His forehead wrinkles. “They let you remember your missions?”

She starts to reply in the affirmative when she picks up on his phrasing. “They make you forget?”

“It’s protocol,” he replies automatically. “Debriefing after every mission.”

Debrief. That’s where that man sent Anya. “Bucky,” she says slowly. “What debriefing mean to you, exactly?”

A shudder runs through him. “The chair. They don’t put you in the chair?”

“No, what does the chair do?” She was starting to have the feeling that she’d missed something big.

“It hurts,” Bucky mumbles, almost to himself. “It hurts, and then you forget.”

Darcy worms one hand out of her blanket burrito and places it in Bucky’s. His hand closes over hers with near-painful force as more shudders wrack his frame. “So you forget everything?” she asks, unable to help herself, desperate to know.

Bucky draws a deep, shuddering breath. “Yes. Sometimes I remember if it’s been a while. Then I have to debrief again.” He looks down at their entwined hands. “They didn’t hurt you?”

A thin smile makes its way onto her face. “Oh, they hurt us plenty. But I don’t remember anything like the chair. I don’t think they needed it for us. We didn’t have anything they needed us to forget. If Rogers is right about who he thinks you are, you have plenty.”
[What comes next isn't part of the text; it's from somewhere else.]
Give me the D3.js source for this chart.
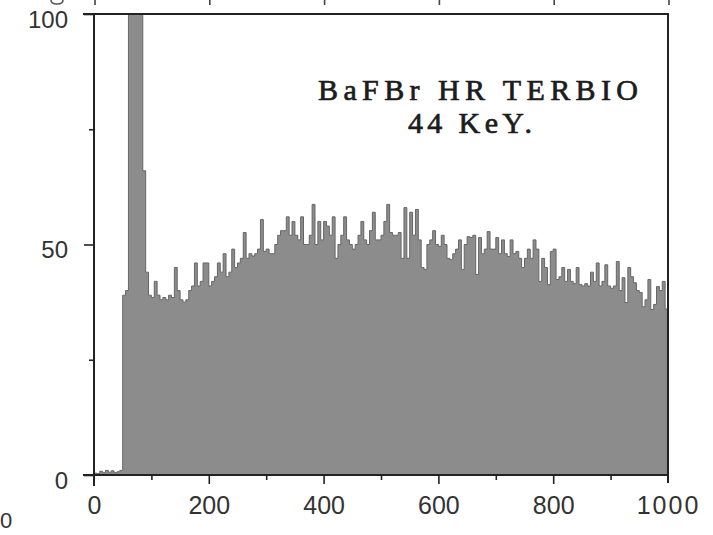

“I don’t remember him,” Bucky insists. “I don’t. I — Your sister. Anya.”

Darcy flinches. “They would've sent her to the chair, wouldn’t they?”

“Most likely.”

Darcy opens her mouth to answer but a yawn splits her face instead. He looks over at her, concerned. “You should sleep. Why don’t you want to sleep?”

“Because then I’ll remember,” Darcy whispers, horribly aware of the irony. The one who can’t remember but wants to, despite his protests to the contrary, and the one who remembers it all too well. “I told you. I don’t sleep well with anyone moving around. Too strong a survival instinct.”
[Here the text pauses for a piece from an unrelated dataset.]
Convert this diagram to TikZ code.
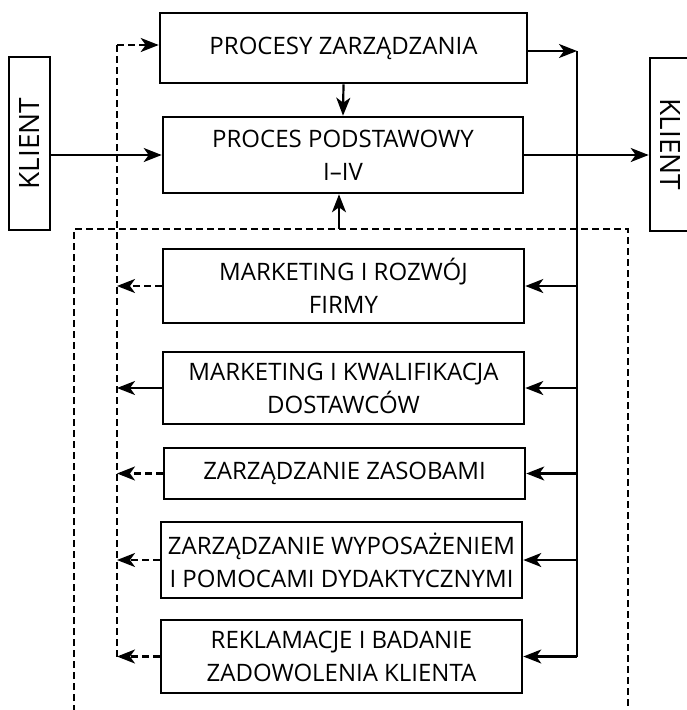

“I’ll stay right here,” he promises, looping their linked hands over her head so she is nestled against his side, head tucked below his collarbone. “I’ll keep watch. I don’t need much sleep.”

Darcy wants to protest that she’s fine, that she’s coped well enough these last few years on her own, but she doesn’t want to just cope anymore. They’ll have to get to the bottom of his missing memories, of her missing sister, but those are problems for later. For the first time in far too long she’s warm and clean and safe, and so she curls her feet up under her and lets her eyes drift closed.


She wakes slowly, head pillowed on Bucky’s chest. She’d kicked her way free of the blanket sometime during the night so it lies only loosely over her. Her left hand is still holding his right, and his other is stroking her hair. It would all be very relaxing if it weren’t for that infernal chiming.

“Shut up, Friday,” she mutters.

The AI doesn’t bother apologising this time. “Oh, you’re finally awake,” Tony says over the intercom, obnoxiously cheerful. “I’ve been going through the data dump Clint pulled before he crashed their system and I think you’re going to want to see this.”